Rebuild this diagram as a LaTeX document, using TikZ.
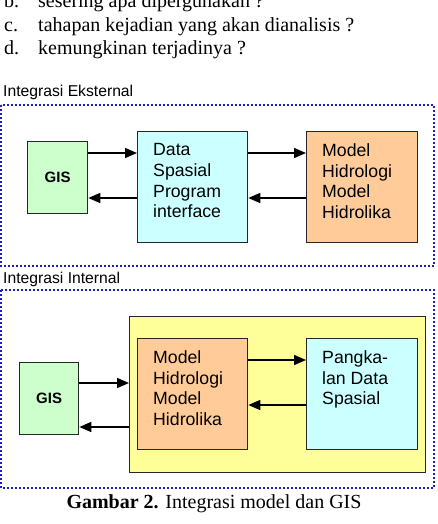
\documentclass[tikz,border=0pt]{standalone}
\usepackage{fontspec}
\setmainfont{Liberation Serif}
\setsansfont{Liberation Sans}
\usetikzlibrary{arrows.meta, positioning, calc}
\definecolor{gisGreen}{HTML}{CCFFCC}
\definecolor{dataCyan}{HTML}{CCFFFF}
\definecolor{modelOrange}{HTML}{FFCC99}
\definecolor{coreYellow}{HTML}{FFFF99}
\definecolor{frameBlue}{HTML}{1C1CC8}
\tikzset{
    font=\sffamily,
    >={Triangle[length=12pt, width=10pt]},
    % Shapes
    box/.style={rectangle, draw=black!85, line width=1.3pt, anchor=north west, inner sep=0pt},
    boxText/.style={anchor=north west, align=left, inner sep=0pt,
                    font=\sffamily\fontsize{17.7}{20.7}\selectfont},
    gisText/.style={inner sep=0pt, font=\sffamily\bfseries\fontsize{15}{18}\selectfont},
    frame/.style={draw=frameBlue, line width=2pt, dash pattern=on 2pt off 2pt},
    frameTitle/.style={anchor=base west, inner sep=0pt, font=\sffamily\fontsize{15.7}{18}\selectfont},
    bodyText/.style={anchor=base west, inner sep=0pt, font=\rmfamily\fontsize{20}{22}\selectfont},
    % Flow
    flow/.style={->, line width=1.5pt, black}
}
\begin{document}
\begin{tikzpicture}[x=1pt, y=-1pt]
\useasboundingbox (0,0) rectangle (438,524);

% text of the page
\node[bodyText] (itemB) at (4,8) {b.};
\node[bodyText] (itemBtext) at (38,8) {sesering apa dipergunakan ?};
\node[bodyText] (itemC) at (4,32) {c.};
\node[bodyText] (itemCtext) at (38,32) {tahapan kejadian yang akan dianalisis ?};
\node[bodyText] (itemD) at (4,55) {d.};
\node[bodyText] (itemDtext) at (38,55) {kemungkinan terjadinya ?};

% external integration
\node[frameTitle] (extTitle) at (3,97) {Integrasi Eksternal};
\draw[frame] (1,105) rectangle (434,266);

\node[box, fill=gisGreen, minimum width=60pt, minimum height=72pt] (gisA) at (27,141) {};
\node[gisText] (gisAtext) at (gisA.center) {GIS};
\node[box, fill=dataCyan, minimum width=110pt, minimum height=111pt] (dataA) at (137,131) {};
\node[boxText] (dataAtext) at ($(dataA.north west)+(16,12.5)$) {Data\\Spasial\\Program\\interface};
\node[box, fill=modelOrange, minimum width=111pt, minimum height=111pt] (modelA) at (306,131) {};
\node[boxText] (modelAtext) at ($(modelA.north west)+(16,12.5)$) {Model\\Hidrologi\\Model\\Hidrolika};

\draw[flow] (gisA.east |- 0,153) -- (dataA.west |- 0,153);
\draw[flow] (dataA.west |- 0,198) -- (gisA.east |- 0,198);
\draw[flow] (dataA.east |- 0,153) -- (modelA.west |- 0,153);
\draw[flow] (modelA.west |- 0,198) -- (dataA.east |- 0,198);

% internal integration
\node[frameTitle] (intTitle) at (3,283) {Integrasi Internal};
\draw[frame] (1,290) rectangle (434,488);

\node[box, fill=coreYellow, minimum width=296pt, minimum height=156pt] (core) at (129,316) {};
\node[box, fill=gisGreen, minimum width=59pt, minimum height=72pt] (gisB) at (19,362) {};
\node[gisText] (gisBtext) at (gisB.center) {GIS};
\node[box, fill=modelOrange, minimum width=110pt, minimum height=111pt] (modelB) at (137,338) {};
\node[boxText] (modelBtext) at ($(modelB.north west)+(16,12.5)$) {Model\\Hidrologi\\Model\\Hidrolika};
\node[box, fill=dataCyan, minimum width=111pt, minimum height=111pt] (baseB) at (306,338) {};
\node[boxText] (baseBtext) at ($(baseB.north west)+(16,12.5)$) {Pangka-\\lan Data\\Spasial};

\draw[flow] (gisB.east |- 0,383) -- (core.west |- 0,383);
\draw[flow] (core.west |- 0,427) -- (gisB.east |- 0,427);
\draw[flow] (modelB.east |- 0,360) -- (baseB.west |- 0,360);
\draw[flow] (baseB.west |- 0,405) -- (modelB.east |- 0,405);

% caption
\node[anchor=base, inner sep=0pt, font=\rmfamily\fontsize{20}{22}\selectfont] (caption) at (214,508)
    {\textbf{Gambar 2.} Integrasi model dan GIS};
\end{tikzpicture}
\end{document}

:::::

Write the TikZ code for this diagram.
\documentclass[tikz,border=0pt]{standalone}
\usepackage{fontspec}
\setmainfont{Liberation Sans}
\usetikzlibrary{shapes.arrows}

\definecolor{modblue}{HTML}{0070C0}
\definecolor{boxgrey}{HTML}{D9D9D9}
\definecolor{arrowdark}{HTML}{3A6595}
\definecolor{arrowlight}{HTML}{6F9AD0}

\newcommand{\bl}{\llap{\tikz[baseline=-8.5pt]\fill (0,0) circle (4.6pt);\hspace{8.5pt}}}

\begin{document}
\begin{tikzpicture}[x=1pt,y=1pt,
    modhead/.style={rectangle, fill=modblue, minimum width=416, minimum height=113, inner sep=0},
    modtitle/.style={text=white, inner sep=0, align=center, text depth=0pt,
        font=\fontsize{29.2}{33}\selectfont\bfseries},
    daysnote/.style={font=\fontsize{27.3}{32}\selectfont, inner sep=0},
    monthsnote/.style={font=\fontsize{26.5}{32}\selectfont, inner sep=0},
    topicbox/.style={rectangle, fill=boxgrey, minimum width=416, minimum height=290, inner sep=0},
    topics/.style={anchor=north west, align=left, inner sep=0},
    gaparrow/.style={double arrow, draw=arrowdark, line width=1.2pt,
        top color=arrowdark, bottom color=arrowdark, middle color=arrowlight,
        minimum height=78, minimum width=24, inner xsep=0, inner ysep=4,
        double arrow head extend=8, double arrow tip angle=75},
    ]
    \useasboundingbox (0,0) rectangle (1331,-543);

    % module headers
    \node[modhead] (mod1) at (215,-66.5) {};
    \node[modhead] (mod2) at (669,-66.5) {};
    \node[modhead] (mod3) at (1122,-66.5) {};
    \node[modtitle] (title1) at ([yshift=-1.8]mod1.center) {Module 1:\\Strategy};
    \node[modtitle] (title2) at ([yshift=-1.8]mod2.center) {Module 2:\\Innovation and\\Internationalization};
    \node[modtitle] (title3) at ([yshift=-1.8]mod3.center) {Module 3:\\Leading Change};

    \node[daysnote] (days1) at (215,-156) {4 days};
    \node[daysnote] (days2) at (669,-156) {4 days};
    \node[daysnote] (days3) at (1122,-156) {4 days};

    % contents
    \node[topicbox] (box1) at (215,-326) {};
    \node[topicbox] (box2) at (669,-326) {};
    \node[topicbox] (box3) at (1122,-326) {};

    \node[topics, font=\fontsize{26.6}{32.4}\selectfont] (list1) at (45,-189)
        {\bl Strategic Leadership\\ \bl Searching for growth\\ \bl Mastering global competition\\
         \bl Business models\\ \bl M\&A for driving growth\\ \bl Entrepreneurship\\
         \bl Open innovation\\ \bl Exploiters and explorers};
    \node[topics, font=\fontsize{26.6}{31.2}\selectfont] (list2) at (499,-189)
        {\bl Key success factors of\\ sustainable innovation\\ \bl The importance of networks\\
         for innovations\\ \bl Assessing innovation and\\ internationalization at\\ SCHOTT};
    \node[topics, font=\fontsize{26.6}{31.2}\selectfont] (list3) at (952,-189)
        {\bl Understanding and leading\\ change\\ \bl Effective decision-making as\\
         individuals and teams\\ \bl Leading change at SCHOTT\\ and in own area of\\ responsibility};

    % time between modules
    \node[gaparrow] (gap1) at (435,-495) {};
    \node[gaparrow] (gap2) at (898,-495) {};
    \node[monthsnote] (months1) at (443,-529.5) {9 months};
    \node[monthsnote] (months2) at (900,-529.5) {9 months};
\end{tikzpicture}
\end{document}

:::::

OBJECTIVE => Search the data above for the string "this" and copy each line that has it.

COMPLETE OUTPUT =>
Rebuild this diagram as a LaTeX document, using TikZ.
Write the TikZ code for this diagram.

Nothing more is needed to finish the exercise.